>>>

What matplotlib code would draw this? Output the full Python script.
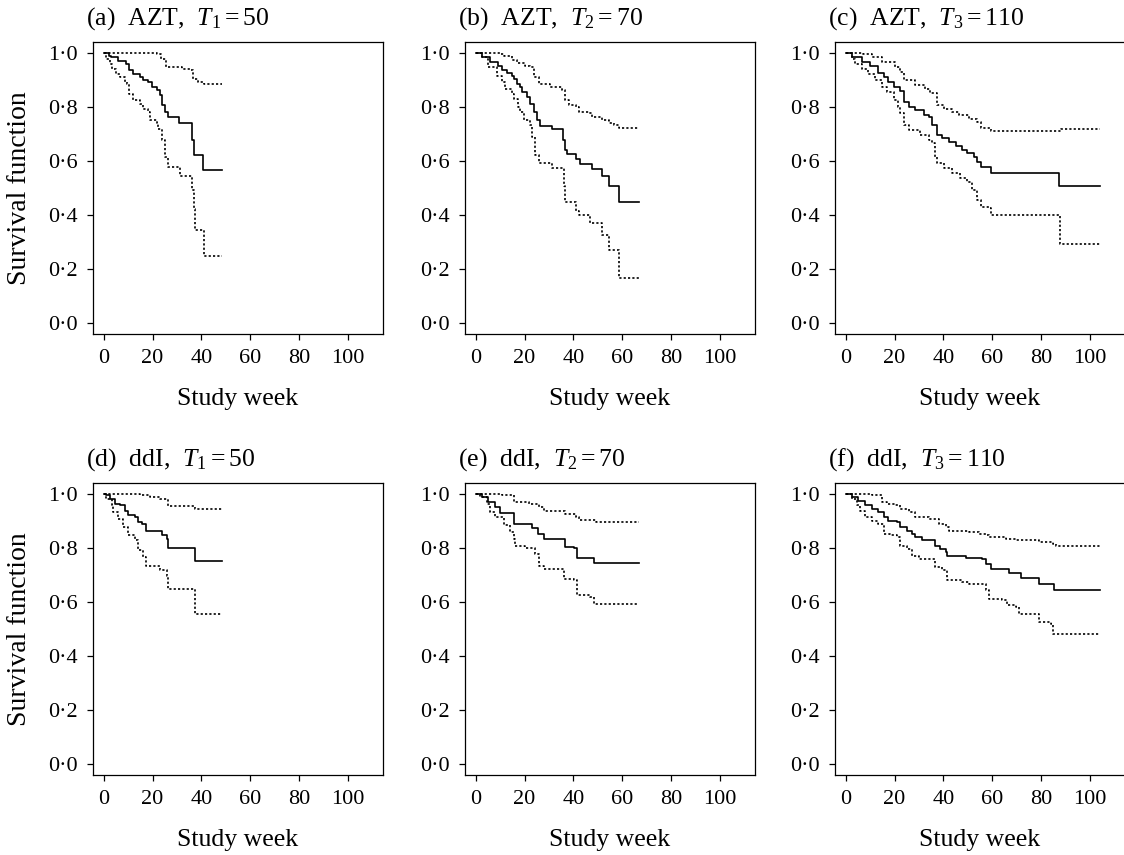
import matplotlib
matplotlib.use("Agg")
import matplotlib.pyplot as plt

plt.rcParams['font.family'] = ['Liberation Serif', 'DejaVu Serif']
plt.rcParams['mathtext.fontset'] = 'custom'
plt.rcParams['mathtext.rm'] = 'Liberation Serif'
plt.rcParams['mathtext.it'] = 'Liberation Serif:italic'

# Kaplan-Meier estimate (est) with lower/upper pointwise bands
# (a) AZT, T1 = 50
a_est_t = [0, 2, 3, 6, 9, 10.3, 12, 15, 16, 18, 19.6, 21.7, 23, 23.7, 25, 26.5, 31, 36, 37, 40.6]
a_est_s = [1.0, 0.989, 0.983, 0.968, 0.956, 0.934, 0.921, 0.91, 0.90, 0.89, 0.873, 0.86, 0.842, 0.805, 0.781, 0.76, 0.738, 0.676, 0.62, 0.566]
a_up_t = [0, 22, 23.5, 25.5, 32, 35.4, 36.7, 38.8, 40.9]
a_up_s = [1.0, 0.995, 0.977, 0.946, 0.94, 0.934, 0.903, 0.891, 0.882]
a_lo_t = [0, 1.1, 2.5, 3.2, 5.2, 6.6, 8.6, 9.7, 10.3, 12.1, 14.8, 16.2, 18.2, 18.9, 21.7, 22.3, 23.7, 25.1, 26.5, 31.3, 36.1, 36.8, 37.4, 40.9]
a_lo_s = [1.0, 0.977, 0.958, 0.94, 0.921, 0.909, 0.891, 0.885, 0.848, 0.824, 0.811, 0.793, 0.781, 0.75, 0.74, 0.719, 0.676, 0.615, 0.578, 0.542, 0.493, 0.42, 0.346, 0.248]
a_end = 48.5

# (b) AZT, T2 = 70
b_est_t = [0, 2.4, 5.9, 9.3, 10.7, 12.7, 14.8, 15.5, 16.8, 18.2, 18.9, 20.9, 22.3, 23.7, 25.1, 26.5, 31.3, 35.6, 36.5, 37.4, 40.9, 42.9, 47.7, 51.8, 54.6, 58.7]
b_est_s = [1.0, 0.983, 0.964, 0.949, 0.934, 0.925, 0.915, 0.903, 0.885, 0.873, 0.854, 0.836, 0.81, 0.781, 0.75, 0.73, 0.719, 0.676, 0.64, 0.625, 0.605, 0.588, 0.569, 0.542, 0.505, 0.446]
b_up_t = [0, 10, 11.4, 14.8, 17, 20.3, 22.3, 23.7, 25.8, 30.6, 35.4, 36.7, 38.1, 40.9, 42.2, 46.3, 47.7, 51.8, 54.6, 56.6, 58.7]
b_up_s = [1.0, 0.995, 0.989, 0.973, 0.96, 0.952, 0.946, 0.909, 0.885, 0.873, 0.863, 0.824, 0.805, 0.799, 0.781, 0.775, 0.762, 0.75, 0.738, 0.732, 0.723]
b_lo_t = [0, 2.4, 5.2, 8.6, 10.7, 12.1, 14.8, 15.5, 17.5, 18.2, 19.6, 22.3, 23, 24.4, 25.8, 31.3, 36, 36.7, 40.9, 42.2, 47, 51.8, 54.6, 58.7]
b_lo_s = [1.0, 0.983, 0.946, 0.915, 0.891, 0.866, 0.848, 0.83, 0.799, 0.781, 0.75, 0.732, 0.689, 0.621, 0.591, 0.572, 0.505, 0.446, 0.413, 0.40, 0.37, 0.327, 0.27, 0.166]
b_end = 67

# (c) AZT, T3 = 110
c_est_t = [0, 2.4, 6.5, 10, 13.4, 15.5, 17.5, 19.6, 22.3, 23.7, 25.8, 28.5, 31.9, 34, 35.4, 37.4, 39.5, 42.2, 45, 47.7, 49.8, 52.5, 53.9, 55.3, 59.4, 87.5]
c_est_s = [1.0, 0.983, 0.964, 0.949, 0.924, 0.909, 0.891, 0.873, 0.858, 0.817, 0.799, 0.789, 0.768, 0.76, 0.732, 0.695, 0.683, 0.67, 0.654, 0.64, 0.627, 0.613, 0.597, 0.576, 0.556, 0.507]
c_up_t = [0, 7.2, 10.7, 14.8, 20.3, 22.3, 23.7, 28.5, 32.6, 34.7, 37.4, 40.2, 43.6, 46.3, 50.5, 53.9, 55.3, 59.4, 88.2]
c_up_s = [1.0, 0.995, 0.983, 0.964, 0.946, 0.928, 0.897, 0.879, 0.866, 0.85, 0.805, 0.793, 0.781, 0.768, 0.756, 0.744, 0.723, 0.711, 0.716]
c_lo_t = [0, 2.4, 3.8, 6.5, 9.3, 12.1, 14.8, 16.8, 19.6, 21.6, 22.3, 23.7, 25.8, 30.6, 34, 35.4, 36.7, 37.4, 40.2, 43.6, 47, 49.8, 51.8, 53.9, 55.3, 58.7, 59.4, 87.8]
c_lo_s = [1.0, 0.977, 0.958, 0.94, 0.921, 0.897, 0.873, 0.854, 0.824, 0.799, 0.775, 0.732, 0.713, 0.695, 0.676, 0.664, 0.615, 0.591, 0.572, 0.554, 0.536, 0.523, 0.493, 0.456, 0.431, 0.425, 0.401, 0.294]
c_end = 104

# (d) ddI, T1 = 50
d_est_t = [0, 1.1, 2.5, 4.5, 6.6, 8.6, 10, 12.8, 14.1, 15.5, 17.5, 23.7, 25.8, 26.5, 37.2]
d_est_s = [1.0, 0.993, 0.98, 0.962, 0.956, 0.937, 0.919, 0.913, 0.894, 0.888, 0.86, 0.845, 0.833, 0.80, 0.75]
d_up_t = [0, 14.8, 18.9, 23, 26.5, 37.4]
d_up_s = [1.0, 0.993, 0.986, 0.98, 0.953, 0.943]
d_lo_t = [0, 1.1, 3.2, 3.9, 5.9, 7.9, 10, 12.8, 14.1, 16.2, 17.5, 23, 25.8, 26.5, 37.2]
d_lo_s = [1.0, 0.98, 0.956, 0.931, 0.907, 0.876, 0.845, 0.827, 0.79, 0.765, 0.734, 0.716, 0.697, 0.648, 0.556]
d_end = 48.5

# (e) ddI, T2 = 70
e_est_t = [0, 2.4, 5.2, 7.9, 10, 15.5, 23, 25.5, 27.8, 36.5, 40.2, 41.5, 48.4]
e_est_s = [1.0, 0.986, 0.968, 0.95, 0.928, 0.888, 0.872, 0.851, 0.833, 0.802, 0.799, 0.763, 0.743]
e_up_t = [0, 6.5, 10.7, 15.5, 22, 25.8, 27.8, 36.7, 40.9, 42.2, 49.1]
e_up_s = [1.0, 0.998, 0.993, 0.968, 0.96, 0.95, 0.937, 0.925, 0.913, 0.903, 0.894]
e_lo_t = [0, 1.8, 4.5, 5.9, 7.9, 11.4, 14.1, 15.5, 16.2, 20.3, 24.4, 25.8, 27.8, 36, 40.2, 41.5, 47, 48.4]
e_lo_s = [1.0, 0.986, 0.962, 0.931, 0.913, 0.882, 0.857, 0.833, 0.808, 0.80, 0.777, 0.734, 0.722, 0.685, 0.679, 0.624, 0.617, 0.59]
e_end = 67

# (f) ddI, T3 = 110
f_est_t = [0, 2.4, 5.2, 7.9, 10.7, 13.4, 15.5, 17.5, 20.9, 22.3, 25.1, 27.1, 28.5, 31.3, 36.7, 38.8, 40.9, 41.5, 49.1, 55.9, 57.3, 59.4, 66.9, 71.7, 79.3, 85.4]
f_est_s = [1.0, 0.989, 0.974, 0.956, 0.943, 0.931, 0.913, 0.90, 0.894, 0.876, 0.863, 0.851, 0.839, 0.83, 0.808, 0.796, 0.783, 0.768, 0.761, 0.759, 0.741, 0.722, 0.706, 0.689, 0.667, 0.642]
f_up_t = [0, 6.5, 10.7, 14.8, 16.8, 20.3, 22.3, 25.8, 28.5, 34, 38.1, 40.9, 42.2, 50.5, 54.6, 57.3, 58.7, 65.5, 69.7, 79.3, 84.7, 86.1]
f_up_s = [1.0, 0.998, 0.993, 0.968, 0.962, 0.956, 0.943, 0.931, 0.913, 0.905, 0.888, 0.876, 0.863, 0.857, 0.851, 0.845, 0.839, 0.833, 0.827, 0.82, 0.814, 0.808]
f_lo_t = [0, 2.4, 4.5, 5.9, 7.9, 10.7, 13.4, 15.5, 18.2, 20.9, 22.3, 25.1, 27.1, 29.9, 36.7, 39.5, 41.5, 47.7, 50.5, 57.3, 58.7, 64.2, 66.2, 69.7, 71, 79.3, 84, 85]
f_lo_s = [1.0, 0.98, 0.956, 0.937, 0.913, 0.90, 0.888, 0.851, 0.845, 0.839, 0.808, 0.796, 0.771, 0.759, 0.728, 0.716, 0.681, 0.673, 0.667, 0.642, 0.611, 0.605, 0.587, 0.58, 0.556, 0.525, 0.519, 0.48]
f_end = 104

titles = [r"(a)  AZT,  $T_1{=}50$", r"(b)  AZT,  $T_2{=}70$", r"(c)  AZT,  $T_3{=}110$",
          r"(d)  ddI,  $T_1{=}50$", r"(e)  ddI,  $T_2{=}70$", r"(f)  ddI,  $T_3{=}110$"]

panels = [
    (a_est_t, a_est_s, a_up_t, a_up_s, a_lo_t, a_lo_s, a_end),
    (b_est_t, b_est_s, b_up_t, b_up_s, b_lo_t, b_lo_s, b_end),
    (c_est_t, c_est_s, c_up_t, c_up_s, c_lo_t, c_lo_s, c_end),
    (d_est_t, d_est_s, d_up_t, d_up_s, d_lo_t, d_lo_s, d_end),
    (e_est_t, e_est_s, e_up_t, e_up_s, e_lo_t, e_lo_s, e_end),
    (f_est_t, f_est_s, f_up_t, f_up_s, f_lo_t, f_lo_s, f_end),
]

xticks = [0, 20, 40, 60, 80, 100]
yticks = [0.0, 0.2, 0.4, 0.6, 0.8, 1.0]
ytick_labels = [f"{v:.1f}".replace(".", "\u00b7") for v in yticks]

fig = plt.figure(figsize=(11.24, 8.55), dpi=100)

col_left = [0.0827, 0.4137, 0.7429]
row_bottom = [0.6094, 0.0936]
w, h = 0.258, 0.3418


def step_line(ax, t, s, end, **kw):
    ax.step(list(t) + [end], list(s) + [s[-1]], where='post', color='black', **kw)


for i, (title, p) in enumerate(zip(titles, panels)):
    r, c = divmod(i, 3)
    ax = fig.add_axes([col_left[c], row_bottom[r], w, h])
    est_t, est_s, up_t, up_s, lo_t, lo_s, end = p

    step_line(ax, est_t, est_s, end, lw=1.2)
    step_line(ax, up_t, up_s, end, lw=1.2, linestyle=(0, (1.3, 1.3)))
    step_line(ax, lo_t, lo_s, end, lw=1.2, linestyle=(0, (1.3, 1.3)))

    ax.set_xlim(-4.4, 114.4)
    ax.set_ylim(-0.04, 1.04)
    ax.set_xticks(xticks)
    ax.set_yticks(yticks)
    ax.set_yticklabels(ytick_labels)
    ax.tick_params(direction='out', length=4, width=0.9, labelsize=16, pad=7)
    for sp in ax.spines.values():
        sp.set_linewidth(0.9)

    ax.text(-0.025, 1.06, title, transform=ax.transAxes, ha='left', va='baseline', fontsize=18.5)
    ax.set_xlabel("Study week", fontsize=18.5)
    ax.xaxis.set_label_coords(0.5, -0.185)
    if c == 0:
        ax.set_ylabel("Survival function", fontsize=20)
        ax.yaxis.set_label_coords(-0.21, 0.5)

fig.savefig("out.png", dpi=100)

<<<

Repeat, word for word and with no pictures, only the lines running from the beginning of the data to the line that contains "plt.rcParams['mathtext.it'] = 'Liberation".

**Reply**
What matplotlib code would draw this? Output the full Python script.
import matplotlib
matplotlib.use("Agg")
import matplotlib.pyplot as plt

plt.rcParams['font.family'] = ['Liberation Serif', 'DejaVu Serif']
plt.rcParams['mathtext.fontset'] = 'custom'
plt.rcParams['mathtext.rm'] = 'Liberation Serif'
plt.rcParams['mathtext.it'] = 'Liberation Serif:italic'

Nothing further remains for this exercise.